MaxLeiter · 5 years ago
There’s a (non-mRNA afaik) universal flu vaccine by the NIH in phase 1 since April 2019: https://www.nih.gov/news-events/news-releases/nih-begins-fir...
m-ee · 5 years ago
Not a virologist so I might butcher the explanation, but I think the strategy for universal flu is to target the “stalk” part of the virus since it’s similar across strains. We currently target the surface proteins since it’s easier to make a vaccine this way, but it differs more across the strains. Going after the stall would mean we don’t need to shove 100 different strains in there. I don’t know if this will be easier with mRNA technology.
onlyrealcuzzo · 5 years ago
Also, can we get a vaccine for most of the common colds??
lysp · 5 years ago
Found this:

https://www.verywellhealth.com/why-there-will-never-be-a-vac...

> Vaccines target a specific virus or pathogen. One difficulty with developing a vaccine for the common cold is there are at least 200 different viruses that can cause cold symptoms, including rhinovirus, coronavirus, adenoviruses, and parainfluenza.1

> Rhinovirus makes up about 75% of colds. Still, there are more than 150 strains of it circulating at the same time.

> At this time, there is currently no way for one vaccine to protect against all possible strains that can cause the common cold.

It also goes on to say it self-resolves and only causes mild illness.
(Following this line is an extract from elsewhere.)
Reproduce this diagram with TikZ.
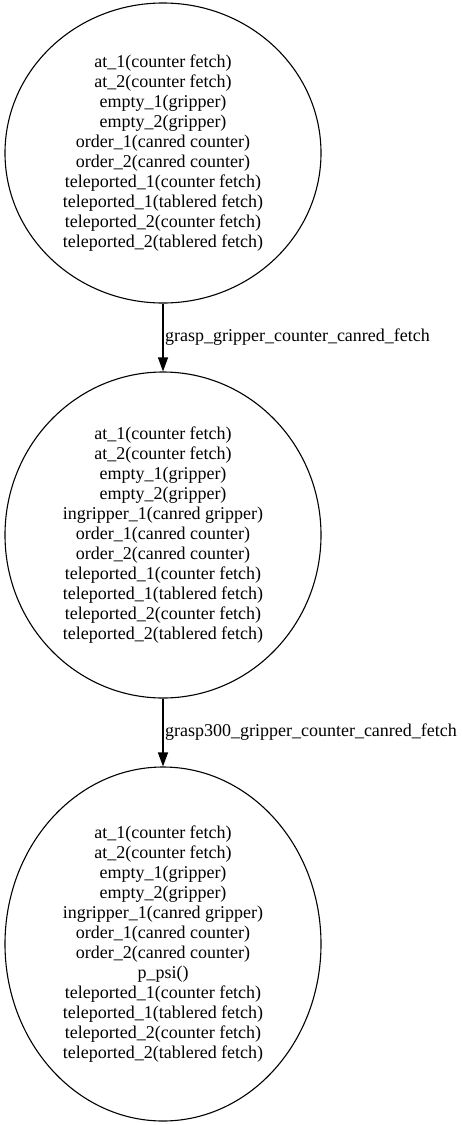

So they potentially could find a vaccine that covers most, but I'm guessing would be a waste of resources.

camhenlin · 5 years ago
Sure, but who do you know that’s willing to get 100 flu shots in a year?
abiogenesis · 5 years ago
Not sure if this is a flippant response, but I believe the parent post meant 100 strains in one injection.
crx07 · 5 years ago
You can put more than one drug in a single shot. The MMR vaccine contains Mumpsvax, Attenuvax, and Meruvax to fight the mumps, measles, and rubella, respectively
CyanLite4 · 5 years ago
I think OP means one shot with a lot of strains in it.